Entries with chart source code
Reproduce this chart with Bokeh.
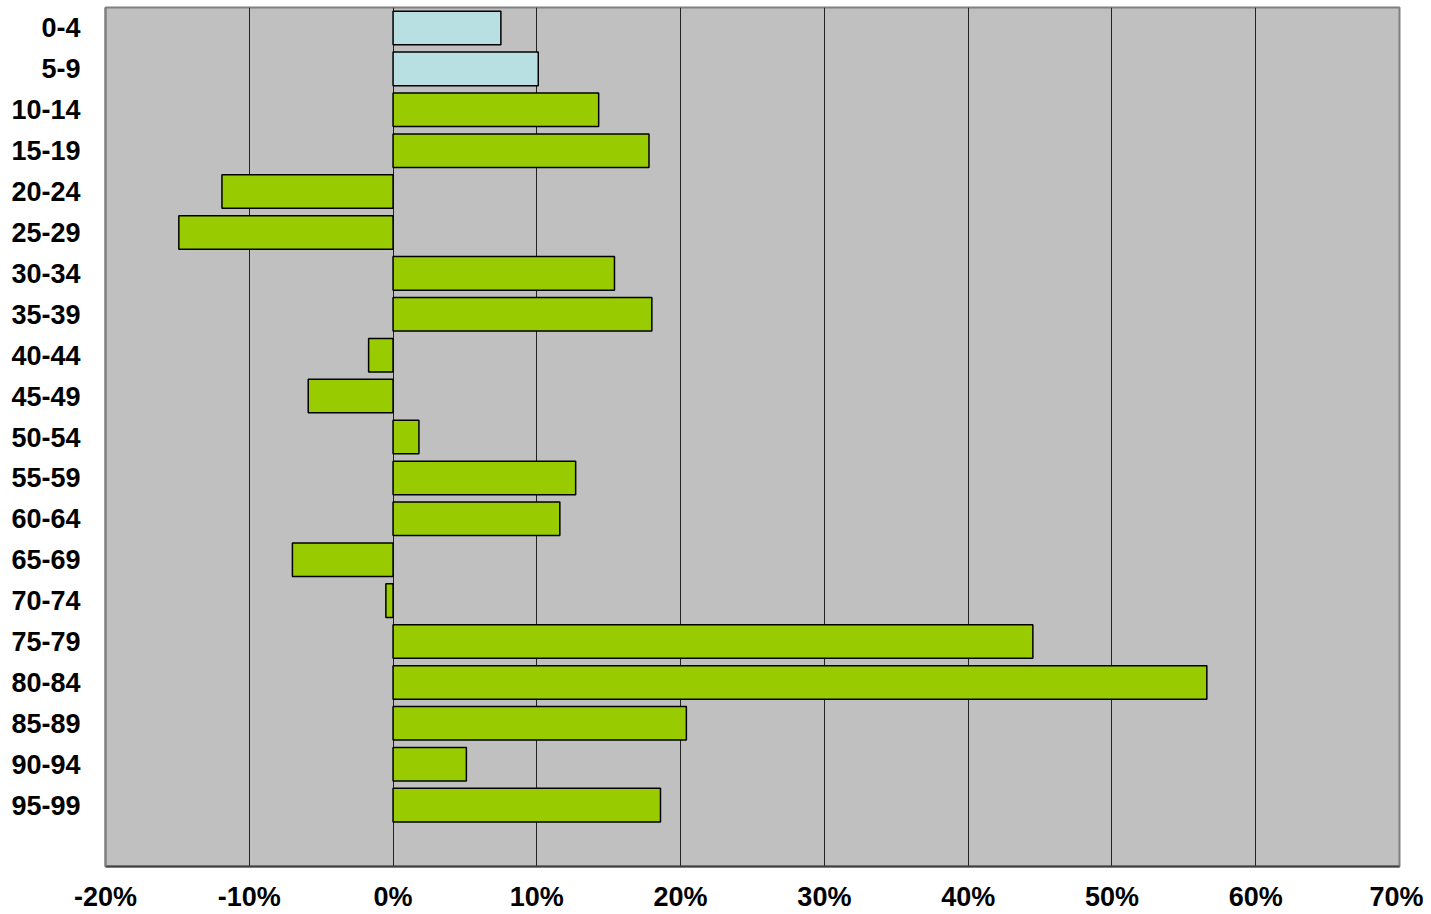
from bokeh.plotting import figure
from bokeh.models import Range1d, FixedTicker
from bokeh.embed import file_html
from bokeh.resources import INLINE

age_groups = ["0-4", "5-9", "10-14", "15-19", "20-24", "25-29", "30-34", "35-39",
              "40-44", "45-49", "50-54", "55-59", "60-64", "65-69", "70-74",
              "75-79", "80-84", "85-89", "90-94", "95-99"]
change_pct = [7.5, 10.1, 14.3, 17.8, -11.9, -14.9, 15.4, 18.0, -1.7, -5.9,
              1.8, 12.7, 11.6, -7.0, -0.5, 44.5, 56.6, 20.4, 5.1, 18.6]
highlight = [True, True] + [False] * 18
x_ticks = [-20, -10, 0, 10, 20, 30, 40, 50, 60, 70]

GREEN = "#99CC00"
LIGHTBLUE = "#B8DFE2"

ypos = list(range(len(age_groups)))
colors = [LIGHTBLUE if h else GREEN for h in highlight]

p = figure(width=1423, height=914, output_backend="svg", toolbar_location=None,
           x_range=Range1d(-20, 70), y_range=Range1d(len(age_groups) + 0.5, -0.5),
           min_border_left=105, min_border_right=24, min_border_top=7, min_border_bottom=46)

p.background_fill_color = "#C0C0C0"
p.border_fill_color = "white"
p.outline_line_color = "#808080"
p.outline_line_width = 2

p.hbar(y=ypos, left=0, right=change_pct, height=0.82, fill_color=colors,
       line_color="black", line_width=1.5)

# x axis
p.xaxis.ticker = FixedTicker(ticks=x_ticks)
p.xaxis.major_label_overrides = {t: f"{t}%" for t in x_ticks}
p.xaxis.major_label_text_font = "Liberation Sans"
p.xaxis.major_label_text_font_style = "bold"
p.xaxis.major_label_text_font_size = "27px"
p.xaxis.major_label_text_color = "black"
p.xaxis.major_tick_line_color = None
p.xaxis.minor_tick_line_color = None
p.xaxis.axis_line_color = "#404040"
p.xaxis.axis_line_width = 2
p.xaxis.major_label_standoff = 9

# y axis
p.yaxis.ticker = FixedTicker(ticks=ypos)
p.yaxis.major_label_overrides = {i: g for i, g in zip(ypos, age_groups)}
p.yaxis.major_label_text_font = "Liberation Sans"
p.yaxis.major_label_text_font_style = "bold"
p.yaxis.major_label_text_font_size = "27px"
p.yaxis.major_label_text_color = "black"
p.yaxis.major_tick_line_color = None
p.yaxis.minor_tick_line_color = None
p.yaxis.axis_line_color = "#808080"
p.yaxis.axis_line_width = 2
p.yaxis.major_label_standoff = 19

p.xgrid.ticker = FixedTicker(ticks=[-10, 0, 10, 20, 30, 40, 50, 60])
p.xgrid.grid_line_color = "#222222"
p.xgrid.grid_line_width = 1
p.ygrid.grid_line_color = None

open("out.html", "w").write(file_html(p, INLINE))
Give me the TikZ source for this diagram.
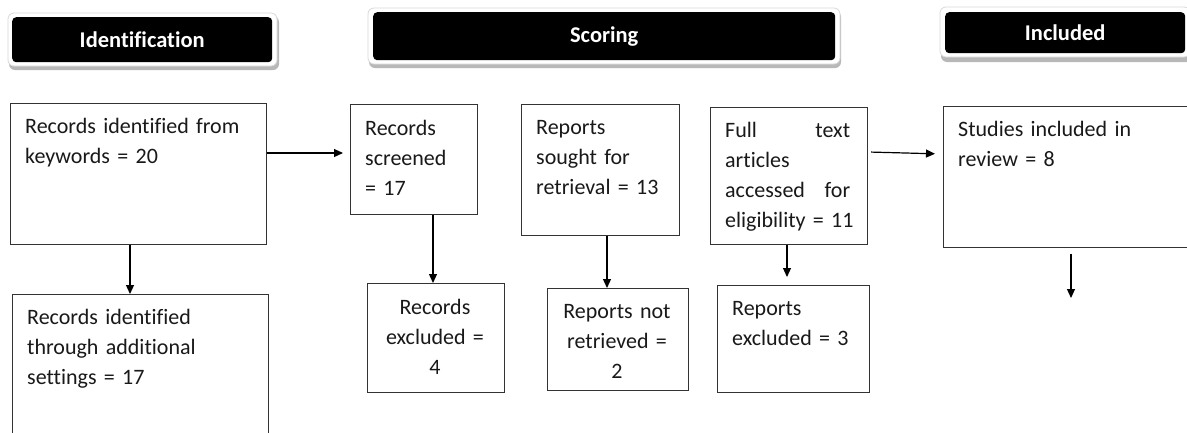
\documentclass[tikz,border=0pt]{standalone}
\usepackage{fontspec}
\setmainfont{Carlito}[Ligatures=NoCommon, WordSpace=0.85]
\usetikzlibrary{arrows.meta,calc}
\begin{document}
\begin{tikzpicture}[x=1pt,y=-1pt,
  box/.style={draw=black!80, line width=1.2pt, fill=white, inner sep=0pt, anchor=north west},
  txt/.style={anchor=north west, inner sep=0pt, align=left, text width=#1pt,
    font=\fontsize{22}{30}\selectfont, text=black!90},
  ctxt/.style={anchor=north, inner sep=0pt, align=center, text width=#1pt,
    font=\fontsize{22}{30}\selectfont, text=black!90},
  arr/.style={line width=1.2pt, draw=black, -{Triangle[length=9pt,width=8pt]}},
  hdr/.style={fill=black, rounded corners=4pt, text=white, inner sep=0pt, anchor=north west,
    font=\bfseries\fontsize{22.5}{25}\selectfont},
  hshadow/.style={fill=black!28, rounded corners=6pt},
  hwhite/.style={fill=white, draw=black!15, line width=0.8pt, rounded corners=6pt},
]
\clip (0,0) rectangle (1187,432);
\fill[white] (0,0) rectangle (1187,432);
\newcommand\st{\rule{0pt}{17pt}}
\newcommand\spread[2]{\makebox[125pt][l]{#1\hfill #2}}

% headers
\fill[hshadow] (9,16) rectangle (279,70);
\draw[hwhite] (8,13) rectangle (277,66);
\node[hdr, minimum width=260pt, minimum height=45pt] (h1) at (12,17) {\raisebox{-2pt}{Identification}};

\fill[hshadow] (369,11) rectangle (841,68);
\draw[hwhite] (368,8) rectangle (840,64);
\node[hdr, minimum width=462pt, minimum height=48pt] (h2) at (373,12) {Scoring};

\fill[hshadow] (941,10) rectangle (1195,62);
\draw[hwhite] (940,7) rectangle (1190,57);
\node[hdr, minimum width=240pt, minimum height=41pt] (h3) at (945,12) {Included};

% boxes
\node[box, minimum width=256pt, minimum height=141pt] (A) at (10,103) {};
\node[box, minimum width=127pt, minimum height=110pt] (B) at (350,104) {};
\node[box, minimum width=158pt, minimum height=131pt] (C) at (521,104) {};
\node[box, minimum width=157pt, minimum height=137pt] (D) at (710,107) {};
\node[box, minimum width=260pt, minimum height=141pt] (E) at (943,106) {};
\node[box, minimum width=256pt, minimum height=160pt] (F) at (12,294) {};
\node[box, minimum width=137pt, minimum height=109pt] (G) at (367,283) {};
\node[box, minimum width=141pt, minimum height=102pt] (H) at (547,288) {};
\node[box, minimum width=152pt, minimum height=107pt] (I) at (717,285) {};

% texts
\node[txt=235] (tA) at (25,116) {\st Records identified from\\keywords = 20};
\node[txt=110] (tB) at (365,118) {\st Records\\screened\\= 17};
\node[txt=140] (tC) at (536,117) {\st Reports\\sought for\\retrieval = 13};
\node[txt=140] (tD) at (725,120) {\st\spread{Full}{text}\\articles\\\spread{accessed}{for}\\\mbox{eligibility = 11}};
\node[txt=230] (tE) at (958,119) {\st Studies included in\\review = 8};
\node[txt=235] (tF) at (27,307) {\st Records identified\\through additional\\settings = 17};
\node[ctxt=130] (tG) at (435,297) {\st Records\\excluded =\\4};
\node[ctxt=135] (tH) at (617,301) {\st Reports not\\retrieved =\\2};
\node[txt=135] (tI) at (732,298) {\st Reports\\excluded = 3};

% connectors
\coordinate (endE) at (1071,298);
\draw[arr] (A.south -| 130,0) -- (F.north -| 130,0);
\draw[arr, shorten >=7pt] (A.east |- 0,153) -- (B.west |- 0,153);
\draw[arr] (B.south -| 433,0) -- (G.north -| 433,0);
\draw[arr] (C.south -| 607,0) -- (H.north -| 607,0);
\draw[arr, shorten >=8pt] (D.south -| 787,0) -- (I.north -| 787,0);
\draw[arr, shorten <=3pt, shorten >=8pt] (D.east |- 0,152) -- (E.west |- 0,154);
\draw[arr, shorten <=6pt] (E.south -| endE) -- (endE);
\end{tikzpicture}
\end{document}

** What to work on **
Include the first line of the records, the line containing "colors = [LIGHTBLUE", and every line between them, repeated exactly. Skip the pictures.

** Exercise answer **
Reproduce this chart with Bokeh.
from bokeh.plotting import figure
from bokeh.models import Range1d, FixedTicker
from bokeh.embed import file_html
from bokeh.resources import INLINE

age_groups = ["0-4", "5-9", "10-14", "15-19", "20-24", "25-29", "30-34", "35-39",
              "40-44", "45-49", "50-54", "55-59", "60-64", "65-69", "70-74",
              "75-79", "80-84", "85-89", "90-94", "95-99"]
change_pct = [7.5, 10.1, 14.3, 17.8, -11.9, -14.9, 15.4, 18.0, -1.7, -5.9,
              1.8, 12.7, 11.6, -7.0, -0.5, 44.5, 56.6, 20.4, 5.1, 18.6]
highlight = [True, True] + [False] * 18
x_ticks = [-20, -10, 0, 10, 20, 30, 40, 50, 60, 70]

GREEN = "#99CC00"
LIGHTBLUE = "#B8DFE2"

ypos = list(range(len(age_groups)))
colors = [LIGHTBLUE if h else GREEN for h in highlight]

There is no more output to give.